* Work to be completed
Copy, from the entries below, each line where the word "this" can be found.
━━ Supplied data
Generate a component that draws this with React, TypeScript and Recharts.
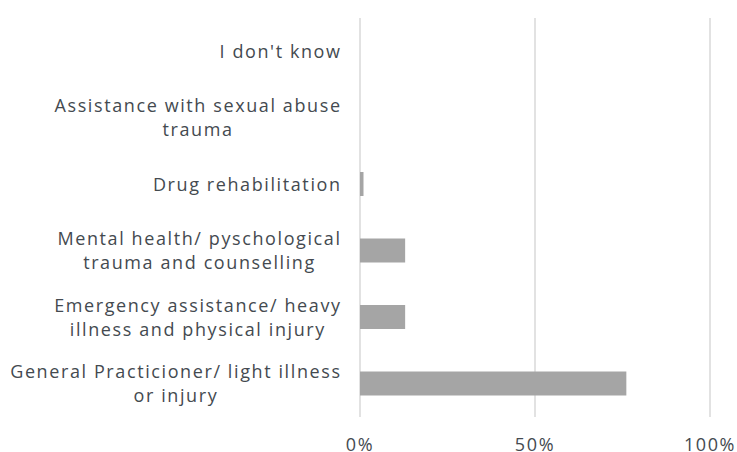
import React from "react";
import { BarChart, Bar, XAxis, YAxis, CartesianGrid } from "recharts";

const categories = [
  "I don't know",
  "Assistance with sexual abuse\ntrauma",
  "Drug rehabilitation",
  "Mental health/ pyschological\ntrauma and counselling",
  "Emergency assistance/ heavy\nillness and physical injury",
  "General Practicioner/ light illness\nor injury",
];
const shares = [0, 0, 1, 12.9, 12.9, 76.1];
const xTicks = [0, 50, 100];

const data = categories.map((name, i) => ({ name, value: shares[i] }));

const FONT = "'Open Sans', Lato, sans-serif";
const FONT_SIZE = 18;
const SPACING = 1.6;
const TEXT = "#444a50";

let ctx: CanvasRenderingContext2D | null = null;
function measure(s: string) {
  if (!ctx) ctx = document.createElement("canvas").getContext("2d");
  if (!ctx) return s.length * 9;
  ctx.font = `${FONT_SIZE}px ${FONT}`;
  return ctx.measureText(s).width + SPACING * s.length;
}

function CategoryTick(props: any) {
  const { x, y, payload } = props;
  const lines: string[] = String(payload.value).split("\n");
  const w = Math.max(...lines.map(measure));
  const right = x - 12 + SPACING;
  const cx = right - w / 2;
  const lh = 24;
  const top = y - ((lines.length - 1) * lh) / 2;
  return (
    <g>
      {lines.map((l, i) => (
        <text
          key={i}
          x={cx}
          y={top + i * lh}
          dy="0.35em"
          textAnchor="middle"
          fill={TEXT}
          fontFamily={FONT}
          fontSize={FONT_SIZE}
          letterSpacing={SPACING}
        >
          {l}
        </text>
      ))}
    </g>
  );
}

function PercentTick(props: any) {
  const { x, y, payload } = props;
  return (
    <text
      x={x}
      y={y + 20}
      dy="0.35em"
      textAnchor="middle"
      fill={TEXT}
      fontFamily={FONT}
      fontSize={FONT_SIZE}
      letterSpacing={SPACING}
    >
      {payload.value}%
    </text>
  );
}

export default function App() {
  return (
    <div style={{ position: "absolute", left: 0, top: 0, background: "#fff" }}>
      <BarChart
        width={737}
        height={452}
        data={data}
        layout="vertical"
        margin={{ top: 18, right: 27, bottom: 0, left: 0 }}
      >
        <CartesianGrid horizontal={false} stroke="#d9d9d9" strokeWidth={1.5} />
        <XAxis
          type="number"
          domain={[0, 100]}
          ticks={xTicks}
          axisLine={false}
          tickLine={false}
          tick={<PercentTick />}
          height={35}
          interval={0}
        />
        <YAxis
          type="category"
          dataKey="name"
          width={360}
          axisLine={false}
          tickLine={false}
          tick={<CategoryTick />}
          interval={0}
        />
        <Bar dataKey="value" fill="#a5a5a5" barSize={24} isAnimationActive={false} />
      </BarChart>
    </div>
  );
}
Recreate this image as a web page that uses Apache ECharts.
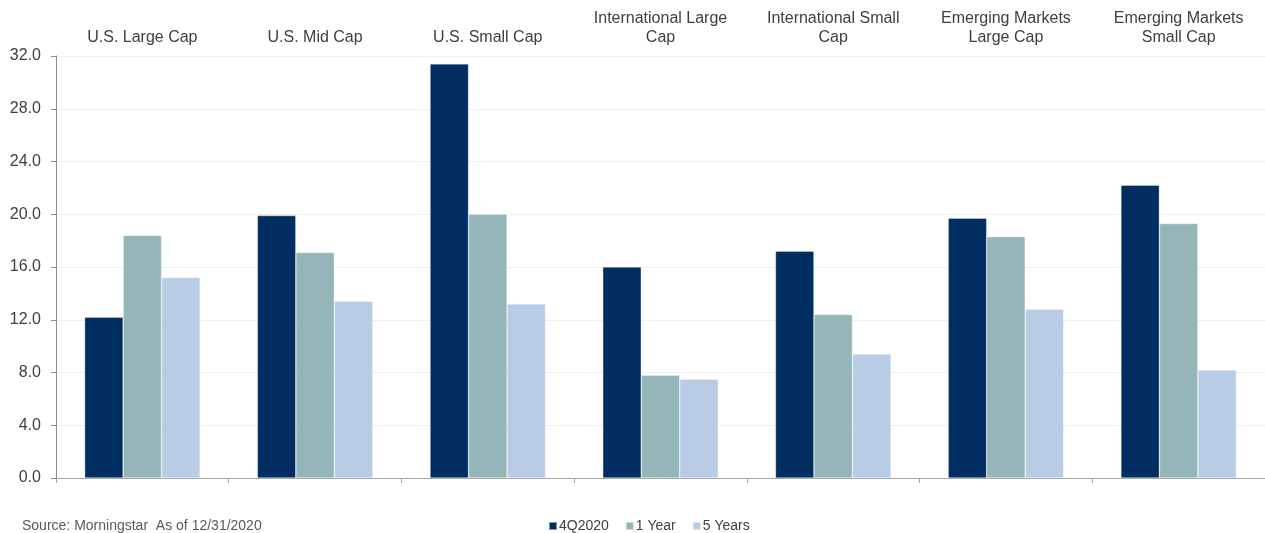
<!DOCTYPE html>
<html>
<head>
<meta charset="utf-8">
<script src="https://cdn.jsdelivr.net/npm/echarts@6/dist/echarts.min.js"></script>
<style>
  html, body { margin: 0; padding: 0; background: #fff; }
  #chart { width: 1265px; height: 533px; }
</style>
</head>
<body>
<div id="chart"></div>
<script>
// Asset class returns (%)
const categories = [
  'U.S. Large Cap',
  'U.S. Mid Cap',
  'U.S. Small Cap',
  'International Large\nCap',
  'International Small\nCap',
  'Emerging Markets\nLarge Cap',
  'Emerging Markets\nSmall Cap'
];
const q4_2020 = [12.2, 19.9, 31.4, 16.0, 17.2, 19.7, 22.2];
const oneYear = [18.4, 17.1, 20.0, 7.8, 12.4, 18.3, 19.3];
const fiveYears = [15.2, 13.4, 13.2, 7.5, 9.4, 12.8, 8.2];
const yTicks = { min: 0, max: 32, interval: 4 };

const font = 'Liberation Sans, Arial, sans-serif';
const colors = ['#002E62', '#95B6B8', '#B8CCE6'];

const chart = echarts.init(document.getElementById('chart'));

function barSeries(name, data, color) {
  return {
    name: name,
    type: 'bar',
    data: data,
    xAxisIndex: 0,
    barWidth: 38.5,
    barGap: '0%',
    itemStyle: { color: color, borderColor: 'rgba(255,255,255,0.5)', borderWidth: 0.6 }
  };
}

chart.setOption({
  animation: false,
  color: colors,
  textStyle: { fontFamily: font },
  grid: { left: 56, right: 0, top: 56, bottom: 55, containLabel: false },
  xAxis: [
    {
      type: 'category',
      data: categories,
      position: 'bottom',
      boundaryGap: true,
      axisLine: { lineStyle: { color: '#A6A6A6', width: 1 } },
      axisTick: { show: true, length: 5, lineStyle: { color: '#A6A6A6' } },
      axisLabel: { show: false }
    },
    {
      type: 'category',
      data: categories,
      position: 'top',
      axisLine: { show: false },
      axisTick: { show: false },
      axisLabel: {
        margin: 12,
        fontSize: 16,
        lineHeight: 19,
        color: '#404040',
        fontFamily: font,
        interval: 0,
        align: 'center',
        verticalAlign: 'bottom',
        padding: [0, 0, -3, 0]
      }
    }
  ],
  yAxis: {
    type: 'value',
    min: yTicks.min,
    max: yTicks.max,
    interval: yTicks.interval,
    axisLine: { show: true, lineStyle: { color: '#8C8C8C' } },
    axisTick: { show: true, length: 5, lineStyle: { color: '#8C8C8C' } },
    axisLabel: {
      margin: 15,
      fontSize: 16,
      color: '#404040',
      fontFamily: font,
      formatter: v => v.toFixed(1)
    },
    splitLine: { show: true, lineStyle: { color: '#EEEEEE', width: 1 } }
  },
  legend: {
    left: 543,
    top: 514,
    itemWidth: 8,
    itemHeight: 8,
    itemGap: 16,
    icon: 'rect',
    textStyle: { fontSize: 14, color: '#404040', fontFamily: font, padding: [0, 0, 0, -3] },
    data: ['4Q2020', '1 Year', '5 Years']
  },
  graphic: [
    {
      type: 'text',
      left: 22,
      top: 519,
      style: {
        text: 'Source: Morningstar  As of 12/31/2020',
        fontSize: 14,
        fill: '#595959',
        fontFamily: font
      }
    }
  ],
  series: [
    barSeries('4Q2020', q4_2020, colors[0]),
    barSeries('1 Year', oneYear, colors[1]),
    barSeries('5 Years', fiveYears, colors[2])
  ]
});
</script>
</body>
</html>
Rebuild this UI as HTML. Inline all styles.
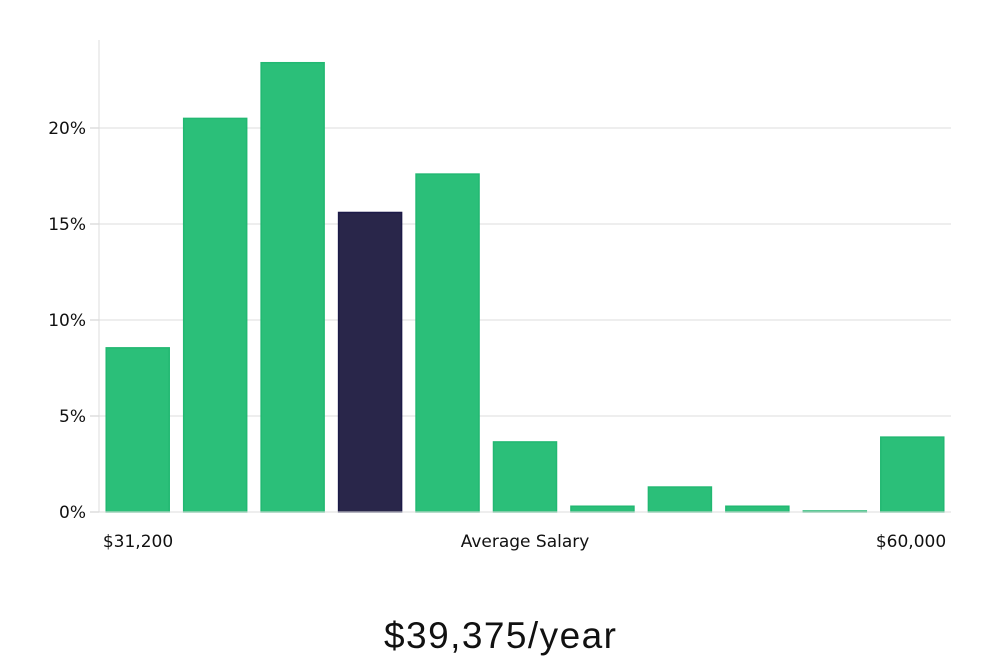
━━━━
* Completed exercise
Generate a component that draws this with React, TypeScript and Recharts.
Recreate this image as a web page that uses Apache ECharts.
Rebuild this UI as HTML. Inline all styles.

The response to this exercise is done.